1) Bellini, I., Grossi, D. 2006. Atlante dei Misteri, a cura di R. Giacobbo, Firenze: Giunti.
2) Solo in Italia sono stati pubblicati almeno tre volumi specialistici dedicati ad Atlantide ai quali è possibile riferirsi quando si scrivono articoli divulgativi sulla materia: Vidal-Naquet. P. 2006. Atlantide. Breve storia di un mito, Torino: Einaudi; Ciardi, M. 2011, Le metamorfosi di Atlantide. Storie scientifiche e immaginarie da Platone a Walt Disney, Roma: Carocci; Albini, A. 2012. Atlantide. Nel mare dei testi, Genova: Italian University Press.
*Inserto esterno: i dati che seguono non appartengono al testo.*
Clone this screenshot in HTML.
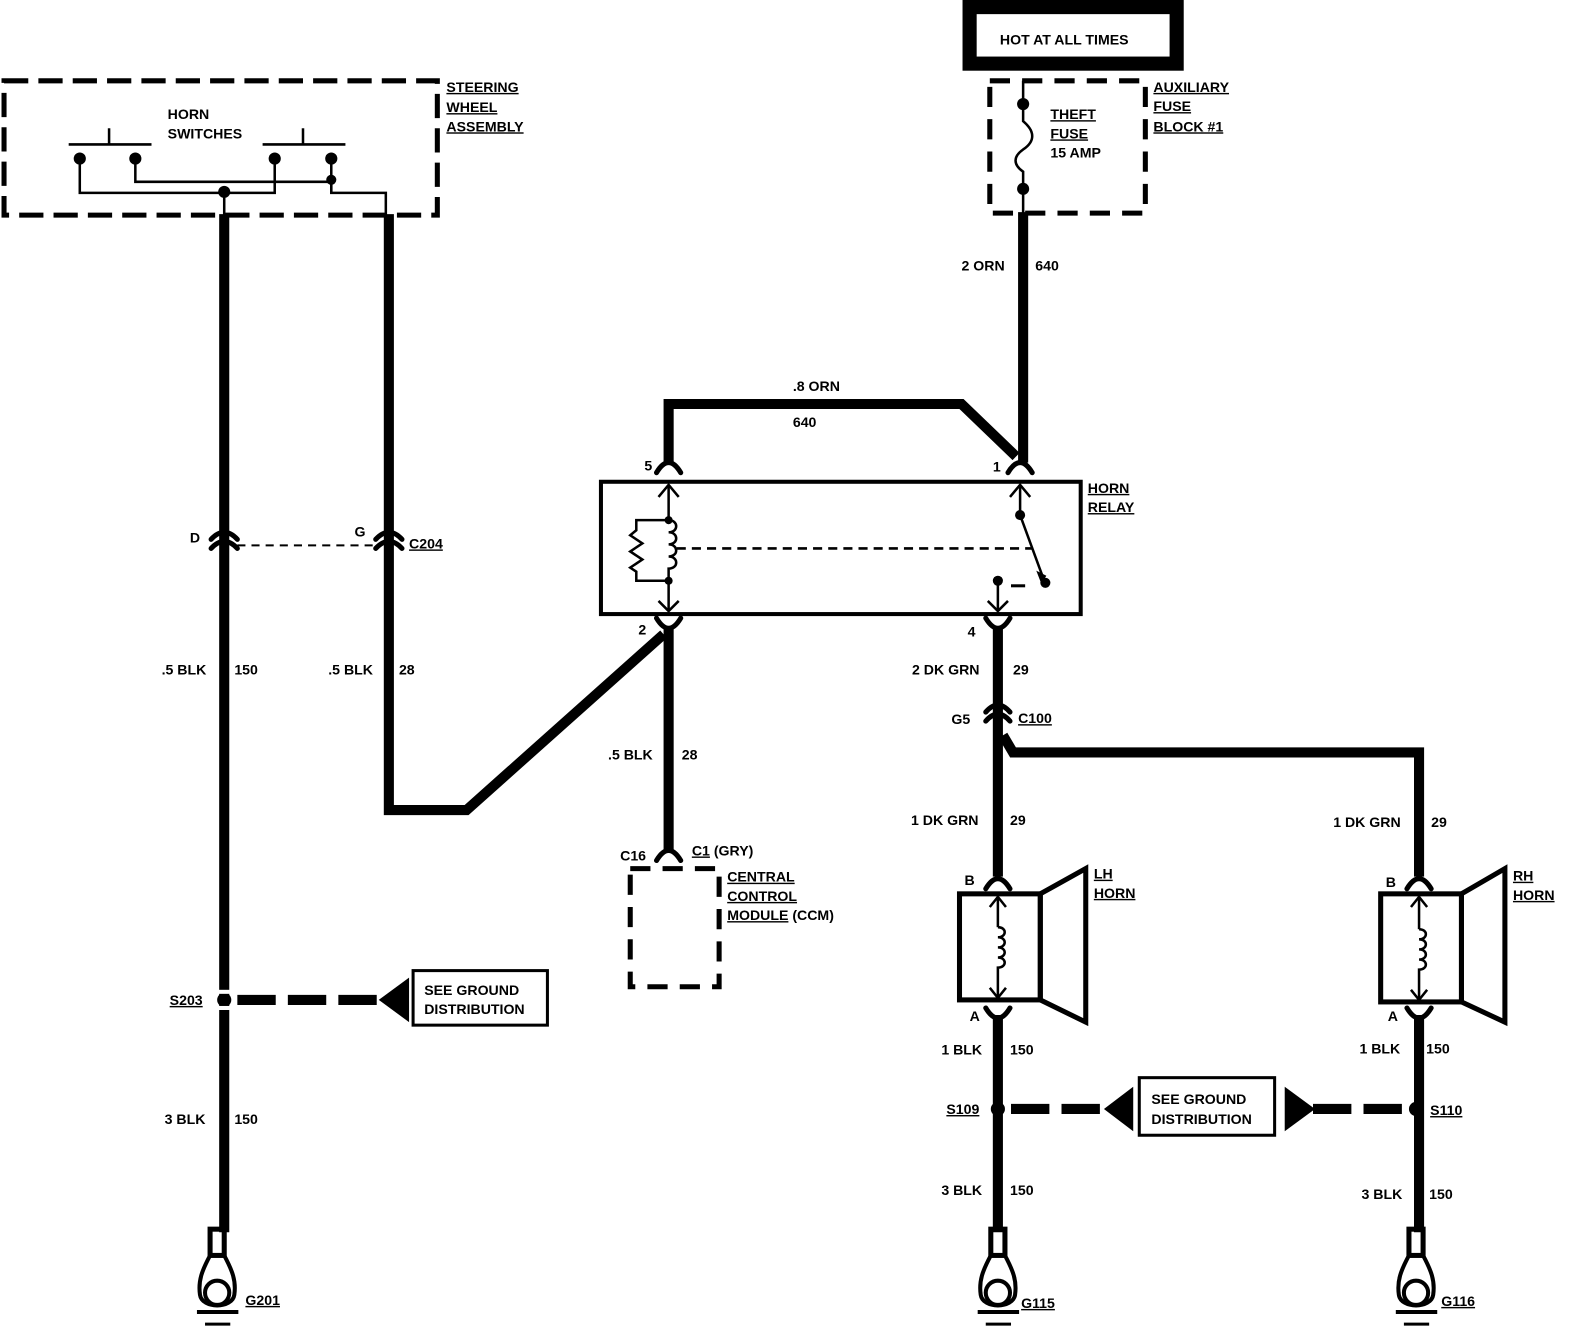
<!DOCTYPE html>
<html><head><meta charset="utf-8"><style>
html,body{margin:0;padding:0;background:#fff;}
svg{display:block;}
text{font-family:"Liberation Sans",sans-serif;font-weight:bold;font-size:14px;fill:#000;}
</style></head><body>
<svg width="1584" height="1334" viewBox="0 0 1584 1334" xmlns="http://www.w3.org/2000/svg">
<g transform="scale(1.01)">
<g fill="none" stroke="#000" stroke-linecap="butt" stroke-linejoin="miter">
<rect x="4" y="80" width="429" height="133" stroke-width="5" stroke-dasharray="24,10"/>
<g stroke-width="2.5">
<line x1="68" y1="143" x2="150" y2="143"/><line x1="108" y1="127" x2="108" y2="143"/>
<line x1="260" y1="143" x2="342" y2="143"/><line x1="300" y1="127" x2="300" y2="143"/>
<polyline points="79,157 79,191 272,191 272,157"/>
<polyline points="134,157 134,180 328,180"/>
<line x1="328" y1="157" x2="328" y2="191"/>
<polyline points="328,180 328,191 382,191 382,215"/>
<line x1="222" y1="191" x2="222" y2="215"/>
</g>
</g>
<g fill="#000">
<circle cx="79" cy="157" r="6"/><circle cx="134" cy="157" r="6"/><circle cx="272" cy="157" r="6"/><circle cx="328" cy="157" r="6"/>
<circle cx="328" cy="178" r="5"/><circle cx="222" cy="190" r="6"/>
</g>
<text x="166" y="118">HORN</text><text x="166" y="137">SWITCHES</text>
<text x="442" y="91" text-decoration="underline">STEERING</text><text x="442" y="111" text-decoration="underline">WHEEL</text><text x="442" y="130" text-decoration="underline">ASSEMBLY</text>

<rect x="953" y="0" width="219" height="70" fill="#000"/>
<rect x="967" y="14" width="191" height="42" fill="#fff"/>
<text x="990" y="44" font-size="15">HOT AT ALL TIMES</text>
<rect x="980" y="80" width="154" height="131" fill="none" stroke="#000" stroke-width="5" stroke-dasharray="20,12"/>
<path d="M1013 80 V120 C1025 130,1025 140,1013 148 C1003 155,1003 163,1013 170 V212" fill="none" stroke="#000" stroke-width="2.5"/>
<circle cx="1013" cy="103" r="6"/><circle cx="1013" cy="187" r="6"/>
<text x="1040" y="118" text-decoration="underline">THEFT</text><text x="1040" y="137" text-decoration="underline">FUSE</text><text x="1040" y="156">15 AMP</text>
<text x="1142" y="91" text-decoration="underline">AUXILIARY</text><text x="1142" y="110" text-decoration="underline">FUSE</text><text x="1142" y="130" text-decoration="underline">BLOCK #1</text>

<g fill="none" stroke="#000" stroke-width="10">
<line x1="1013" y1="210" x2="1013" y2="458"/>
<polyline points="662,458 662,400 952,400 1006,452"/>
<line x1="222" y1="212" x2="222" y2="1220"/>
<polyline points="385,212 385,802 462,802 657,628"/>
<line x1="662" y1="622" x2="662" y2="842"/>
<line x1="988" y1="622" x2="988" y2="868"/>
<polyline points="993,728 1003,745 1405,745 1405,868"/>
<line x1="988" y1="1005" x2="988" y2="1220"/>
<line x1="1405" y1="1005" x2="1405" y2="1220"/>
<line x1="235" y1="990" x2="375" y2="990" stroke-dasharray="38,12"/>
<line x1="1001" y1="1098" x2="1095" y2="1098" stroke-dasharray="38,12"/>
<line x1="1300" y1="1098" x2="1392" y2="1098" stroke-dasharray="38,12"/>
</g>
<g fill="none" stroke="#000" stroke-width="5" stroke-linecap="round">
<path d="M650 468 Q662 448 674 468"/><path d="M998 468 Q1010 448 1022 468"/>
<path d="M650 612 Q662 632 674 612"/><path d="M976 612 Q988 632 1000 612"/>
<path d="M650 852 Q662 832 674 852"/>
<path d="M976 880 Q988 860 1000 880"/><path d="M976 998 Q988 1018 1000 998"/>
<path d="M1393 880 Q1405 860 1417 880"/><path d="M1393 998 Q1405 1018 1417 998"/>
<path d="M209 534 Q222 520 235 534"/><path d="M209 543 Q222 529 235 543"/>
<path d="M372 534 Q385 520 398 534"/><path d="M372 543 Q385 529 398 543"/>
<path d="M976 705 Q988 691 1000 705"/><path d="M976 714 Q988 700 1000 714"/>
</g>
<line x1="235" y1="540" x2="372" y2="540" stroke="#000" stroke-width="2" stroke-dasharray="8,6"/>
<text x="188" y="537">D</text><text x="351" y="531">G</text><text x="405" y="543" text-decoration="underline">C204</text>
<text x="638" y="466">5</text><text x="983" y="467">1</text><text x="632" y="628">2</text><text x="958" y="630">4</text>
<text x="942" y="717">G5</text><text x="1008" y="716" text-decoration="underline">C100</text>
<text x="614" y="852">C16</text><text x="685" y="847"><tspan text-decoration="underline">C1</tspan> (GRY)</text>

<rect x="595" y="477" width="475" height="131" fill="none" stroke="#000" stroke-width="4"/>
<g fill="none" stroke="#000" stroke-width="2.5">
<line x1="662" y1="480" x2="662" y2="515"/><line x1="662" y1="575" x2="662" y2="605"/>
<polyline points="652,492 662,480 672,492"/><polyline points="652,595 662,605 672,595"/>
<path d="M662 515 c10 0 10 12 0 12 c10 0 10 12 0 12 c10 0 10 12 0 12 c10 0 10 12 0 12 v12"/>
<polyline points="662,515 630,515 630,525 624,530 636,538 624,546 636,554 624,562 630,566 630,575 662,575"/>
<line x1="1010" y1="480" x2="1010" y2="510"/><polyline points="1000,492 1010,480 1020,492"/>
<line x1="1010" y1="510" x2="1032" y2="570"/>
<line x1="988" y1="575" x2="988" y2="605"/><polyline points="978,595 988,605 998,595"/>
</g>
<polygon points="1026,565 1036,570 1031,578" fill="#000"/>
<line x1="670" y1="543" x2="1022" y2="543" stroke="#000" stroke-width="2.5" stroke-dasharray="9,6"/>
<line x1="1001" y1="580" x2="1015" y2="580" stroke="#000" stroke-width="3"/>
<circle cx="662" cy="515" r="4"/><circle cx="662" cy="575" r="4"/><circle cx="1010" cy="510" r="5"/><circle cx="1035" cy="577" r="5"/><circle cx="988" cy="575" r="5"/>
<text x="1077" y="488" text-decoration="underline">HORN</text><text x="1077" y="507" text-decoration="underline">RELAY</text>

<rect x="624" y="860" width="88" height="117" fill="none" stroke="#000" stroke-width="5" stroke-dasharray="20,12"/>
<text x="720" y="873" text-decoration="underline">CENTRAL</text><text x="720" y="892" text-decoration="underline">CONTROL</text><text x="720" y="911"><tspan text-decoration="underline">MODULE</tspan> (CCM)</text>

<text x="952" y="268">2 ORN</text><text x="1025" y="268">640</text>
<text x="785" y="387">.8 ORN</text><text x="785" y="423">640</text>
<text x="160" y="668">.5 BLK</text><text x="232" y="668">150</text>
<text x="325" y="668">.5 BLK</text><text x="395" y="668">28</text>
<text x="602" y="752">.5 BLK</text><text x="675" y="752">28</text>
<text x="903" y="668">2 DK GRN</text><text x="1003" y="668">29</text>
<text x="902" y="817">1 DK GRN</text><text x="1000" y="817">29</text>
<text x="1320" y="819">1 DK GRN</text><text x="1417" y="819">29</text>
<text x="163" y="1113">3 BLK</text><text x="232" y="1113">150</text>
<text x="932" y="1044">1 BLK</text><text x="1000" y="1044">150</text>
<text x="932" y="1183">3 BLK</text><text x="1000" y="1183">150</text>
<text x="1346" y="1043">1 BLK</text><text x="1412" y="1043">150</text>
<text x="1348" y="1187">3 BLK</text><text x="1415" y="1187">150</text>

<circle cx="222" cy="990" r="7"/><circle cx="988" cy="1098" r="7"/><circle cx="1402" cy="1098" r="7"/>
<rect x="216" y="980" width="12" height="4" fill="#fff"/><rect x="216" y="996" width="12" height="4" fill="#fff"/>
<text x="168" y="995" text-decoration="underline">S203</text>
<text x="937" y="1103" text-decoration="underline">S109</text>
<text x="1416" y="1104" text-decoration="underline">S110</text>
<polygon points="375,990 405,968 405,1012"/>
<rect x="409" y="961" width="133" height="54" fill="none" stroke="#000" stroke-width="3"/>
<text x="420" y="985">SEE GROUND</text><text x="420" y="1004">DISTRIBUTION</text>
<polygon points="1093,1098 1122,1076 1122,1120"/>
<polygon points="1302,1098 1272,1076 1272,1120"/>
<rect x="1128" y="1067" width="134" height="57" fill="none" stroke="#000" stroke-width="3"/>
<text x="1140" y="1093">SEE GROUND</text><text x="1140" y="1113">DISTRIBUTION</text>

<g fill="none" stroke="#000" stroke-width="5">
<rect x="950" y="885" width="80" height="105"/>
<polygon points="1030,885 1075,860 1075,1012 1030,990"/>
<rect x="1367" y="885" width="80" height="107"/>
<polygon points="1447,885 1490,860 1490,1012 1447,992"/>
</g>
<g fill="none" stroke="#000" stroke-width="2.5">
<line x1="988" y1="888" x2="988" y2="918"/><polyline points="980,898 988,888 996,898"/>
<path d="M988 918 c9 0 9 10 0 10 c9 0 9 10 0 10 c9 0 9 10 0 10 c9 0 9 10 0 10 v30"/><polyline points="980,978 988,988 996,978"/>
<line x1="1405" y1="888" x2="1405" y2="920"/><polyline points="1397,898 1405,888 1413,898"/>
<path d="M1405 920 c9 0 9 10 0 10 c9 0 9 10 0 10 c9 0 9 10 0 10 c9 0 9 10 0 10 v30"/><polyline points="1397,980 1405,990 1413,980"/>
</g>
<text x="955" y="876">B</text><text x="960" y="1011">A</text>
<text x="1372" y="878">B</text><text x="1374" y="1011">A</text>
<text x="1083" y="870" text-decoration="underline">LH</text><text x="1083" y="889" text-decoration="underline">HORN</text>
<text x="1498" y="872" text-decoration="underline">RH</text><text x="1498" y="891" text-decoration="underline">HORN</text>

<g id="gnd" fill="none" stroke="#000">
<rect x="208" y="1217" width="14" height="26" stroke-width="5"/>
<path d="M208 1243 C200 1258,196 1268,198 1282 C200 1296,230 1296,232 1282 C234 1268,230 1258,222 1243" stroke-width="4"/>
<circle cx="215" cy="1280" r="12" stroke-width="4"/>
<line x1="195" y1="1299" x2="236" y2="1299" stroke-width="4"/>
<line x1="203" y1="1311" x2="228" y2="1311" stroke-width="3"/>
</g>
<use href="#gnd" x="773" y="0"/>
<use href="#gnd" x="1187" y="0"/>
<text x="243" y="1292" text-decoration="underline">G201</text>
<text x="1011" y="1295" text-decoration="underline">G115</text>
<text x="1427" y="1293" text-decoration="underline">G116</text>
</g>
</svg>
</body></html>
3) Janni, P. 2004. Miti e falsi miti. Luoghi comuni, leggende, errori sui Greci e sui Romani, Bari: Edizioni Dedalo.
4) Ciardi, M. 2002. Atlantide. Una controversia scientifica da Colombo a Darwin, Roma: Carocci.
5) Donnelly, I. 2005. Platone, l’Atlantide e il diluvio, a cura di L. Cozzi, Roma: Mondo Ignoto.